The bad news? The wireless charging pad heated up our editor's iPhone so much that the phone and the infotainment system seized up on our short drive. We'll take a close look when the Outlander comes in for full testing to see if this is a problem or just a one-off issue.
The Outlander is equipped with an abundance of standard and optional advanced driver aids. The blind-spot monitoring and surround-view camera work great for seeing cars or objects you might otherwise miss. We also like Mitsubishi's Mi-Pilot Assist system. This pairs adaptive cruise control with lane-centering to take some control of the vehicle and help make highway driving less tiring.
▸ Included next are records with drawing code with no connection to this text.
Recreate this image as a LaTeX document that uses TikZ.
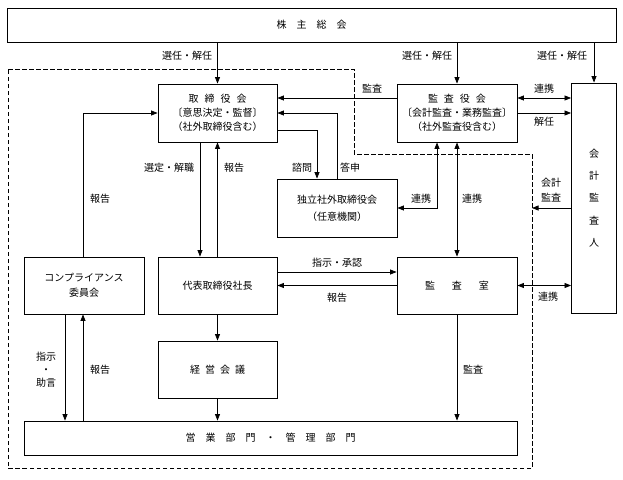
\documentclass[tikz,border=0pt]{standalone}
\usepackage{fontspec}
\setmainfont{Noto Sans CJK JP}
\usetikzlibrary{arrows.meta,calc}
\begin{document}
\begin{tikzpicture}[x=1pt,y=-1pt,
  box/.style={draw, line width=0.9pt, inner sep=0pt, align=center, minimum width=120pt, minimum height=57pt, font=\fontsize{10}{14}\selectfont},
  lbl/.style={inner sep=0pt, align=center, font=\fontsize{10}{13}\selectfont},
  tip/.tip={Triangle[length=6.5pt,width=5pt]},
  arr/.style={line width=0.75pt, -tip},
  darr/.style={line width=0.75pt, tip-tip},
  bound/.style={line width=0.8pt, dash pattern=on 4.5pt off 2.5pt}]
\useasboundingbox (0,0) rectangle (623,479);
% boxes
\node[box, minimum width=609pt, minimum height=34pt] (sh) at (311.5,25) {株\hspace{1em}主\hspace{1em}総\hspace{1em}会};
\node[box, minimum width=119pt, minimum height=58pt] (tb) at (217.5,113) {取\hspace{.6em}締\hspace{.6em}役\hspace{.6em}会\\〔意思決定・監督〕\\（社外取締役含む）};
\node[box, minimum height=58pt] (ka) at (457,113) {監\hspace{.6em}査\hspace{.6em}役\hspace{.6em}会\\〔会計監査・業務監査〕\\（社外監査役含む）};
\node[box, minimum width=45pt, minimum height=230pt, font=\fontsize{10}{22.3}\selectfont] (kk) at (594,198) {会\\計\\監\\査\\人};
\node[box, minimum height=58pt, font=\fontsize{10}{17}\selectfont] (ind) at (337,208) {独立社外取締役会\\（任意機関）};
\node[box, font=\fontsize{10}{15}\selectfont] (cp) at (84,285.5) {コンプライアンス\\委員会};
\node[box, minimum width=119pt] (ceo) at (217.5,285.5) {代表取締役社長};
\node[box] (ks) at (457,285.5) {監\hspace{1.7em}査\hspace{1.7em}室};
\node[box, minimum width=119pt] (km) at (217.5,369.5) {経\hspace{.5em}営\hspace{.5em}会\hspace{.5em}議};
\node[box, minimum width=493pt, minimum height=34pt] (eg) at (270.5,438) {営\hspace{1em}業\hspace{1em}部\hspace{1em}門\hspace{1em}・\hspace{1em}管\hspace{1em}理\hspace{1em}部\hspace{1em}門};
% dashed boundary
\coordinate (d1) at (8,69);
\coordinate (d2) at (354,69);
\coordinate (d3) at (354,154);
\coordinate (d4) at (532,154);
\coordinate (d5) at (532,468);
\coordinate (d6) at (8,468);
\draw[bound] (d1) -- (d2) -- (d3) -- (d4) -- (d5) -- (d6) -- cycle;
% shareholders
\draw[arr] (sh.south -| tb.north) -- (tb.north);
\draw[arr] (sh.south -| ka.north) -- (ka.north);
\draw[arr] (sh.south -| kk.north) -- (kk.north);
\node[lbl] (l1) at (187,56) {選任・解任};
\node[lbl] (l2) at (427,56) {選任・解任};
\node[lbl] (l3) at (562,56) {選任・解任};
% board of auditors
\draw[arr] ([yshift=15pt]ka.west) -- ([yshift=15pt]tb.east);
\node[lbl] (l4) at (372,89) {監査};
\draw[darr] ([yshift=15pt]ka.east) -- ([yshift=15pt]ka.east -| kk.west);
\node[lbl] (l5) at (544,89) {連携};
\draw[arr] (ka.east) -- (ka.east -| kk.west);
\node[lbl] (l6) at (544,122) {解任};
% independent outside directors
\draw[arr] ([yshift=-17pt]tb.east) -| ([xshift=-20pt]ind.north);
\node[lbl] (l7) at (302,168) {諮問};
\draw[arr] (ind.north) |- (tb.east);
\node[lbl] (l8) at (350,168) {答申};
\draw[darr] ([xshift=-20pt]ka.south) |- (ind.east);
\node[lbl] (l9) at (421,199) {連携};
\draw[darr] (ka.south) -- (ks.north);
\node[lbl] (l10) at (472,199) {連携};
% accounting auditor
\draw[arr] ([yshift=-10pt]kk.west) -- ([yshift=-10pt]kk.west -| d4);
\node[lbl, font=\fontsize{10}{15}\selectfont] (l11) at (551,190) {会計\\監査};
\draw[darr] (ks.east) -- (ks.east -| kk.west);
\node[lbl] (l12) at (548,297) {連携};
% compliance
\draw[arr] ([xshift=-1pt]cp.north) |- (tb.west);
\node[lbl] (l13) at (100,199) {報告};
% board - president
\draw[arr] ([xshift=-17.5pt]tb.south) -- ([xshift=-17.5pt]tb.south |- ceo.north);
\node[lbl] (l14) at (169,168) {選定・解職};
\draw[arr] (ceo.north) -- (tb.south);
\node[lbl] (l15) at (234,168) {報告};
% president - audit office
\draw[arr] ([yshift=13.5pt]ceo.east) -- ([yshift=13.5pt]ks.west);
\node[lbl] (l16) at (337,263) {指示・承認};
\draw[arr] (ks.west) -- (ceo.east);
\node[lbl] (l17) at (337,298) {報告};
% lower part
\draw[arr] ([xshift=-19pt]cp.south) -- ([xshift=-19pt]cp.south |- eg.north);
\node[lbl] (l18) at (46,370) {指示\\・\\助言};
\draw[arr] ([xshift=-1pt]cp.south |- eg.north) -- ([xshift=-1pt]cp.south);
\node[lbl] (l19) at (100,370) {報告};
\draw[arr] (ceo.south) -- (km.north);
\draw[arr] (km.south) -- (km.south |- eg.north);
\draw[arr] (ks.south) -- (ks.south |- eg.north);
\node[lbl] (l20) at (473,370) {監査};
\end{tikzpicture}
\end{document}
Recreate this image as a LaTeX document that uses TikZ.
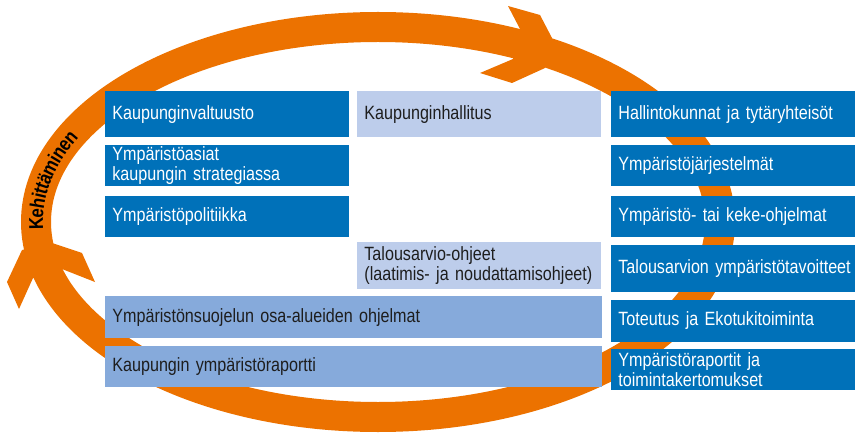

How's the Outlander's storage?
Cargo capacity figures are not available yet, but the Outlander looks to provide a bit more cargo capacity than the outgoing model. The cargo floor area behind the front seats is about 6 inches wider and 14 inches longer than the one in the previous Outlander.
Space behind the third row of seats is pretty meager, but there are two large cubbies on either side of the load floor to keep items from sliding around. The third row also folds flat to open up more space, and the second row is split 40/20/40 to help accommodate large or odd-shaped items. For second-row passengers, the front seatbacks have multiple pockets of various sizes — a thoughtful gesture for those of us with laptops, tablets and phones to lug around. The biggest downside is a limited front center console that isn't good for more than keys and maybe a pack of gum.
The redesigned Outlander makes an instant impression, especially in the SEL trim with the Touring package. We're interested to see whether base and midlevel models provide similar bang for the buck and how the Outlander stands up to our instrumented performance tests. But in the meantime, there is a lot to like about the Outlander.